The domination of the Australian labour movement by the Labor Party has been a nearly 100-year-long experience of disempowerment. I think our biggest challenge is to re-empower the movement of the majority, of the 99%.
This process of re-empowerment involves a lot more that winning the argument that capitalism will not deliver a solution to climate change. Re-empowerment of the majority is inextricably linked with democratic organisation and mobilisation of the majority.
So if we are agreed that capitalism is not going to resolve the climate crisis, any political plan of action or program to take us forward in this endeavour has to do more that explain that reality. It has to take on the challenge of moving forward the real interlinked process of re-organisation, re-mobilisation and re-empowerment.
Hence it has to take include building the coalitions, alliances, united fronts and, when needed, new political vehicles required to take on this challenge.

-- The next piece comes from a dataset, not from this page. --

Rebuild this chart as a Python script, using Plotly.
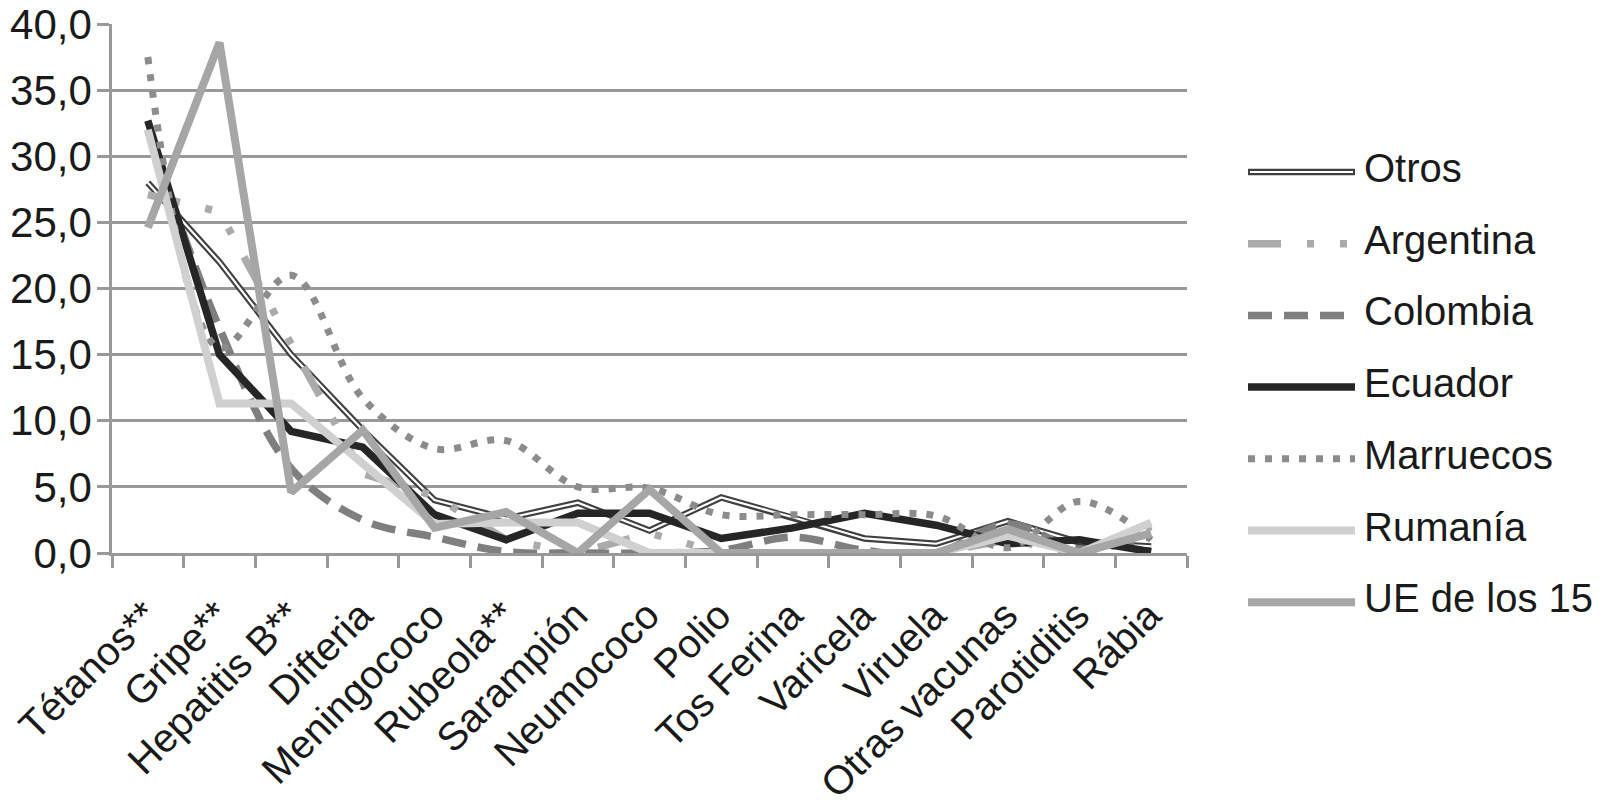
import plotly.graph_objects as go

# ---------------- data ----------------
categories = ["Tétanos**", "Gripe**", "Hepatitis B**", "Difteria", "Meningococo",
              "Rubeola**", "Sarampión", "Neumococo", "Polio", "Tos Ferina",
              "Varicela", "Viruela", "Otras vacunas", "Parotiditis", "Rábia"]

otros     = [28.0, 22.0, 15.0, 9.3, 4.0, 2.6, 3.8, 1.7, 4.2, 2.7, 1.1, 0.7, 2.4, 0.8, 0.5]
argentina = [27.1, 25.8, 15.8, 6.0, 4.3, 1.0, 0.0, 1.5, 0.0, 0.0, 0.0, 0.0, 1.0, 0.0, 2.0]
colombia  = [32.0, 17.0, 6.4, 2.5, 1.2, 0.1, 0.0, 0.0, 0.2, 1.2, 0.2, 0.0, 2.2, 0.3, 1.3]
ecuador   = [32.7, 15.0, 9.2, 8.0, 2.9, 1.0, 3.0, 3.0, 1.1, 1.9, 3.0, 2.1, 0.7, 1.0, 0.1]
marruecos = [37.5, 15.5, 21.0, 11.7, 7.9, 8.5, 5.0, 4.9, 2.9, 2.9, 2.9, 2.8, 0.4, 3.9, 1.0]
rumania   = [32.0, 11.3, 11.3, 6.8, 2.2, 2.3, 2.3, 0.0, 0.0, 0.0, 0.0, 0.0, 1.3, 0.0, 2.3]
ue15      = [24.6, 38.6, 4.6, 9.3, 1.9, 3.1, 0.0, 4.8, 0.0, 0.0, 0.0, 0.0, 1.8, 0.0, 1.5]

series_names = ["Otros", "Argentina", "Colombia", "Ecuador", "Marruecos", "Rumanía", "UE de los 15"]
y_ticks = [0, 5, 10, 15, 20, 25, 30, 35, 40]

# ---------------- styles ----------------
FONT = "Liberation Sans, Arial, sans-serif"
GRID = "#999999"
styles = {
    "Otros":        dict(color="#404040", width=6.5, dash="solid", shape="linear"),
    "Argentina":    dict(color="#ababab", width=7.5, dash="33px,26px,7px,26px,7px,26px", shape="linear"),
    "Colombia":     dict(color="#7f7f7f", width=7.5, dash="24px,12px", shape="spline"),
    "Ecuador":      dict(color="#262626", width=7.5, dash="solid", shape="linear"),
    "Marruecos":    dict(color="#8c8c8c", width=7, dash="7px,10px", shape="spline"),
    "Rumanía":      dict(color="#d0d0d0", width=8, dash="solid", shape="linear"),
    "UE de los 15": dict(color="#a6a6a6", width=8, dash="solid", shape="linear"),
}
data = dict(zip(series_names, [otros, argentina, colombia, ecuador, marruecos, rumania, ue15]))

fig = go.Figure()
for name in series_names:
    st = styles[name]
    fig.add_trace(go.Scatter(
        x=categories, y=data[name], mode="lines", name=name,
        line=dict(color=st["color"], width=st["width"], dash=st["dash"],
                  shape=st["shape"]),
        cliponaxis=False, showlegend=False))
    if name == "Otros":
        fig.add_trace(go.Scatter(
            x=categories, y=data[name], mode="lines", name=name,
            line=dict(color="white", width=2.2), cliponaxis=False, showlegend=False))

# ---------------- geometry ----------------
W, H = 1601, 807
PAGE_OFF = 8          # default body margin of the written html page
L, R, T, B = 112, 1187, 24, 553   # target plot-area pixels on the page
pw, ph = R - L, B - T

def px_x(p):
    return (p - L) / pw

def px_y(p):
    return (B - p) / ph

# custom legend (long line samples as in the reference)
shapes = []
annotations = []
leg_top, leg_step = 172, 71.7
lx0, lx1, tx = 1248, 1355, 1362
for i, name in enumerate(series_names):
    st = styles[name]
    yy = px_y(leg_top + i * leg_step)
    shapes.append(dict(type="line", xref="paper", yref="paper",
                       x0=px_x(lx0), x1=px_x(lx1), y0=yy, y1=yy,
                       line=dict(color=st["color"], width=st["width"],
                                 dash=st["dash"])))
    if name == "Otros":
        shapes.append(dict(type="line", xref="paper", yref="paper",
                           x0=px_x(lx0 + 2), x1=px_x(lx1 - 2), y0=yy, y1=yy,
                           line=dict(color="white", width=2.2)))
    annotations.append(dict(xref="paper", yref="paper", x=px_x(tx), y=yy,
                            text=name, showarrow=False, xanchor="left",
                            yanchor="middle", yshift=4,
                            font=dict(family=FONT, size=40, color="#1a1a1a")))

fig.update_layout(
    width=W, height=H,
    margin=dict(l=L - PAGE_OFF, r=W - R + PAGE_OFF, t=T - PAGE_OFF,
                b=H - B + PAGE_OFF, pad=0, autoexpand=False),
    paper_bgcolor="white", plot_bgcolor="white",
    separators=",.",
    showlegend=False,
    shapes=shapes, annotations=annotations,
    font=dict(family=FONT, size=40, color="#1a1a1a"),
)
fig.update_xaxes(
    type="category", range=[-0.5, len(categories) - 0.5],
    showgrid=False, showline=True, linecolor=GRID, linewidth=2.5,
    ticks="outside", tickson="boundaries", ticklen=12, tickcolor=GRID, tickwidth=2.5,
    tickangle=-45, layer="below traces", automargin=False,
    ticklabelstandoff=20, ticklabelshift=-2, ticklabeloverflow="allow",
    tickfont=dict(family=FONT, size=40, color="#1a1a1a"),
)
fig.update_yaxes(
    range=[0, 40], tickvals=y_ticks, tickformat=".1f",
    showgrid=True, gridcolor=GRID, gridwidth=2.5, zeroline=False,
    showline=True, linecolor=GRID, linewidth=2.5,
    ticks="outside", ticklen=12, tickcolor=GRID, tickwidth=2.5,
    layer="below traces", automargin=False, ticklabeloverflow="allow",
    ticklabelstandoff=-3,
    tickfont=dict(family=FONT, size=42, color="#1a1a1a"),
)

fig.write_html("out.html")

This understanding is at the core of the politics of the Socialist Alliance. We acknowledge that this is an inescapable challenge and there is no simple or unchanging formula to address it. It has driven us towards a very specific engagement with the Greens, which involves working together as closely as possible to advance the movement while continuing to make clear our disagreements and criticisms in a frank and constructive manner. We expect the same in return.

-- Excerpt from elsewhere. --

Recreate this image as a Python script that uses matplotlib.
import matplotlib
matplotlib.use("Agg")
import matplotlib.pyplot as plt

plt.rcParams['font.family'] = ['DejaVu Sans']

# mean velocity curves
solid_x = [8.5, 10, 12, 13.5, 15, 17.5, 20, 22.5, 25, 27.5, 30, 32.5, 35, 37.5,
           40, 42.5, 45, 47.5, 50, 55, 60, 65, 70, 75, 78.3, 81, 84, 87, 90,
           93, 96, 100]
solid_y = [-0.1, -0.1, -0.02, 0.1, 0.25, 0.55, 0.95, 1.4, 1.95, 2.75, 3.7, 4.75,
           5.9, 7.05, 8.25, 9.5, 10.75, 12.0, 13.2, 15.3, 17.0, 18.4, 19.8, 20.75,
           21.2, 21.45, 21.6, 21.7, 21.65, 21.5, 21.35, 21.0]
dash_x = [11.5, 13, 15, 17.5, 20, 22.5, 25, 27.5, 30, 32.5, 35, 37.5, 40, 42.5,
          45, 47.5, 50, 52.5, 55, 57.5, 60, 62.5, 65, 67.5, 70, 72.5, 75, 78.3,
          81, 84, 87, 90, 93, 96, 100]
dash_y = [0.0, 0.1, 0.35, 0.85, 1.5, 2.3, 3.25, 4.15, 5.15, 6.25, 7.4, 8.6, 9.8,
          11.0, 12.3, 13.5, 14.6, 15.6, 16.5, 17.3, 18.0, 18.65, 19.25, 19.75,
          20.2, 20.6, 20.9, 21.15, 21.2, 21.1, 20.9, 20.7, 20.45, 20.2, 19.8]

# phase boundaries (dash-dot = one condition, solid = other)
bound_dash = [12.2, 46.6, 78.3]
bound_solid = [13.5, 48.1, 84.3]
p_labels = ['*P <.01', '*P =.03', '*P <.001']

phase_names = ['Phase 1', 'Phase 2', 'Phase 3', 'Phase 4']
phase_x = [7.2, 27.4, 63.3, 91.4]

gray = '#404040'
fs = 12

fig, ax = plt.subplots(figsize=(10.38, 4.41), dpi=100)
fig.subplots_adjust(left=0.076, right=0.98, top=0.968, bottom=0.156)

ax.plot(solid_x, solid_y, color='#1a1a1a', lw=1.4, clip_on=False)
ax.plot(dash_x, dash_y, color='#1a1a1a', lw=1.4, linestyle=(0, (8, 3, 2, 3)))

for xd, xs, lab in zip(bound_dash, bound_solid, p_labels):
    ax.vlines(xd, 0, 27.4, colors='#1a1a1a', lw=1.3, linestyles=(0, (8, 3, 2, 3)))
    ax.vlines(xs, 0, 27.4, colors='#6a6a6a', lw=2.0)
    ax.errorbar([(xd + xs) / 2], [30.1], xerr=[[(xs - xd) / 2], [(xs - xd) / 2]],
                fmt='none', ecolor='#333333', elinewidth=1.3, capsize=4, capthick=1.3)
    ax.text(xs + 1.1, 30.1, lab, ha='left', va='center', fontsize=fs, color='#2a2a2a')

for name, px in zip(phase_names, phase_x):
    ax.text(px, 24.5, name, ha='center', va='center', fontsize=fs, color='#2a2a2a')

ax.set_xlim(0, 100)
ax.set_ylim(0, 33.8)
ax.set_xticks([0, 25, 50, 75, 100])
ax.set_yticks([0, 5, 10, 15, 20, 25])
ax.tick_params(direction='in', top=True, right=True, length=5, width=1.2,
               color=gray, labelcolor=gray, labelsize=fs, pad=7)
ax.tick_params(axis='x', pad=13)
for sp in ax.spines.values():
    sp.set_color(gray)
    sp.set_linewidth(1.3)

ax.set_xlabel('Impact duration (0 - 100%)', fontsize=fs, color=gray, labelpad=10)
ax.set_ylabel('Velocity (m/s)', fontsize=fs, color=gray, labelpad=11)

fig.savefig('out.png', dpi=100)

As the capitalist system takes the world to the brink with its increasingly combined economic and ecological global crises, there is a heavy responsibility on all who see the need to resist and break from this system’s deadly grip to find the ways to work together and, where possible, unite politically.
We should have no illusion about what we are up against. The powerful vested interests that block society from moving to a socially just, cooperative and ecologically sustainable future have wielded power for a long time. To break their power will require a very strong and united mass political movement. I hope the discussions we have today will contribute in some way towards the building of such a movement.